With so much going on in the blogosphere right now, my Bloglines must be exhausted. Here are some highlights:
First things first, ad:tech San Francisco kicks off today (as does SES Milan). Bruce is there speaking at today’s Organic SEO Fireside Chat. Aw, doesn’t that sound cozy! If you find yourself in the Bay area, definitely try and check it out. Many of the same industry experts that were partying it up at PubCon Boston last week have now made the cross country journey to participate in ad:tech. Here’s your chance to pry top-secret information out jetlagged SEO specialist!
Blogs, blogs, blogs. ClickZ reports on a study that shows the blogosphere is attracting readers in four main categories: Politics, Gossip, Music, and Mom blogs. Mom blogs? My mother can’t even work a browser.

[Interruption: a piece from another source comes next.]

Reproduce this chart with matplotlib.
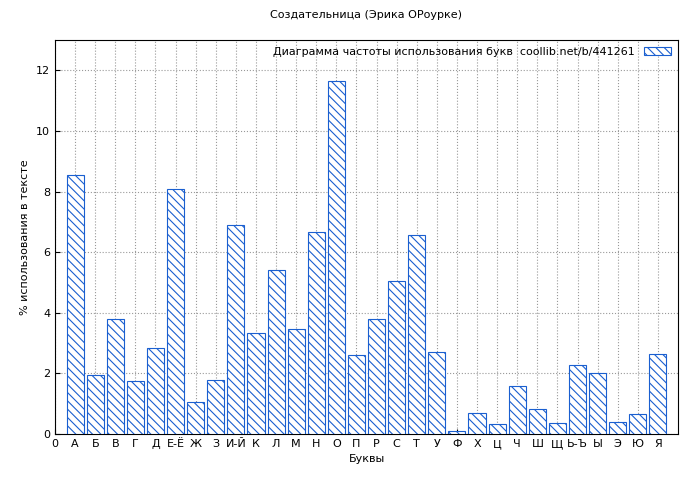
import matplotlib
matplotlib.use("Agg")
import matplotlib.pyplot as plt

labels = ["0","А","Б","В","Г","Д","Е-Ё","Ж","З","И-Й","К","Л","М","Н","О","П","Р","С","Т","У","Ф","Х","Ц","Ч","Ш","Щ","Ь-Ъ","Ы","Э","Ю","Я"]
values = [8.55,1.95,3.8,1.75,2.85,8.1,1.07,1.78,6.9,3.32,5.4,3.45,6.65,11.65,2.62,3.78,5.05,6.55,2.72,0.1,0.68,0.33,1.57,0.82,0.35,2.27,2.0,0.4,0.65,2.65]

plt.rcParams['font.family'] = ['DejaVu Sans']
plt.rcParams['hatch.color'] = '#1a5fd0'
plt.rcParams['hatch.linewidth'] = 0.8
fig = plt.figure(figsize=(7, 4.8), dpi=100)
ax = fig.add_axes([55/700, 46/480, 623/700, 394/480])
xs = list(range(1, len(values) + 1))
ax.bar(xs, values, width=0.85, facecolor='white', edgecolor='#1a5fd0', hatch='\\\\\\\\', linewidth=0.8, label='Диаграмма частоты использования букв  coollib.net/b/441261', zorder=3)
ax.set_xlim(0, 31)
ax.set_ylim(0, 13)
ax.set_xticks(range(0, 31))
ax.set_xticklabels(labels, fontsize=8)
ax.set_yticks(range(0, 13, 2))
ax.tick_params(labelsize=8, direction='in')
ax.grid(True, linestyle=':', color='#999999', linewidth=0.8, zorder=0)
ax.set_xlabel('Буквы', fontsize=8)
ax.set_ylabel('% использования в тексте', fontsize=8)
ax.set_title('Создательница (Эрика ОРоурке)', fontsize=8, pad=16)
leg = ax.legend(loc='upper right', fontsize=8, frameon=False, markerfirst=False, handlelength=2.5, borderaxespad=0.2)
fig.savefig('out.png', dpi=100, facecolor='white')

Search Engine Journal is reporting that Yahoo! TV seems to be ‘semi up and running’. The service lets users view photos, movie trailers, video clips, and record their favorite TV shows without ever opening a browser. It’s good to see Yahoo’s not letting its recent Meedio acquisition go to waste. Yahoo! TV is essentially a free version of Microsoft’s Media Center. It’ll be interesting to see if users opt for the free Yahoo download or use MSN Media Center which comes pre-installed (with a small usage cost) into most machines.
John Battelle reports that Google is promoting their first non Google product on their homepage. And it’s Firefox! John provides a screenshot to show Google’s Firefox link that appears prominently on the Google homepage. Sounds good to me, we’re all about Firefox around here. I’m just fearful of the new, almost cluttered look it creates. Not so pretty.
And in case you were wondering what a Google job interview feels like, Peter Abilla provides a very interesting account. Think 11 interviews over two days with one weird birthday-related brain teaser. Ouch. Noteworthy items: Google doesn’t (or didn’t at the time) pay to bring people in for interviews, or pay for their flight or lunch. Cheapskates. Kidding!
More Google-speak: Nathan Weinberg points us to an odd Chinese Flash movie promoting Google China. Nathan provides a translation of the movie, which includes lines like:
“Welcome to Guge. Let’s search for you. Let’s harvest for you. One piece of information is just like one piece of grass, alive and full of vitality, together they build up a big, endless, green lawn.”
Hear that, Google is like a big, endless, green lawn. Yeeeah.
Nathan also points to a blog illustrating MSN’s Windows Live testing a ‘search within a site’ feature that appears directly from the search results page. When users do a search they are greeted by a sub-search box listed under each result. By entering a keyword phrase into the box users can do a site command search and only show results from within that site. I personally can’t see it, but it’s an interesting test.
I’m starting to get concerned that something is seriously bugging Seth Godin. He followed up yesterday’s post about not being afraid of the process (or something) with a rant today about the dangers of clearing out your inbox. According to Seth, your main objective is to never be ‘done’ at work.
Careful Seth, all work and no play puts the computer-bound at serious risk for developing repetitive stress injuries (RSI). Google’s official staff doctor (yes, along with gourmet meals, they also get a doctor) offered up some advice on how to avoid carpal tunnel and severe work-related neck and back pain. According to the Google MD, RSIs account for 34% of all lost-workday injury and illnesses. Yowsa — so much for hard work never hurting anyone. Excuse me while I go crack my neck. Again.
Matt Cutts announced Google will begin notifying webmasters of penalties. Matt says this is ‘both a Big Deal and a Good Thing.’ We couldn’t agree more. Users will be contacted via the webmaster console in Sitemaps so, in order to benefit, you must sign up for Sitemaps.
Jason Dowdell reexamines the Google click fraud case and gives users a list of Google Click Fraud Settlement Facts You Should Know. Most notable is that Dowdell breaks down the terms of the settlement to illustrate an advertiser who lost $10,000 will be entitled to a whopping $5 (though there seems to be some discrepancy about where to put the decimal. Andy Beal posts a press release that puts the number at $50). If you’re advertising with Google, you may want to familiarize yourself with this article.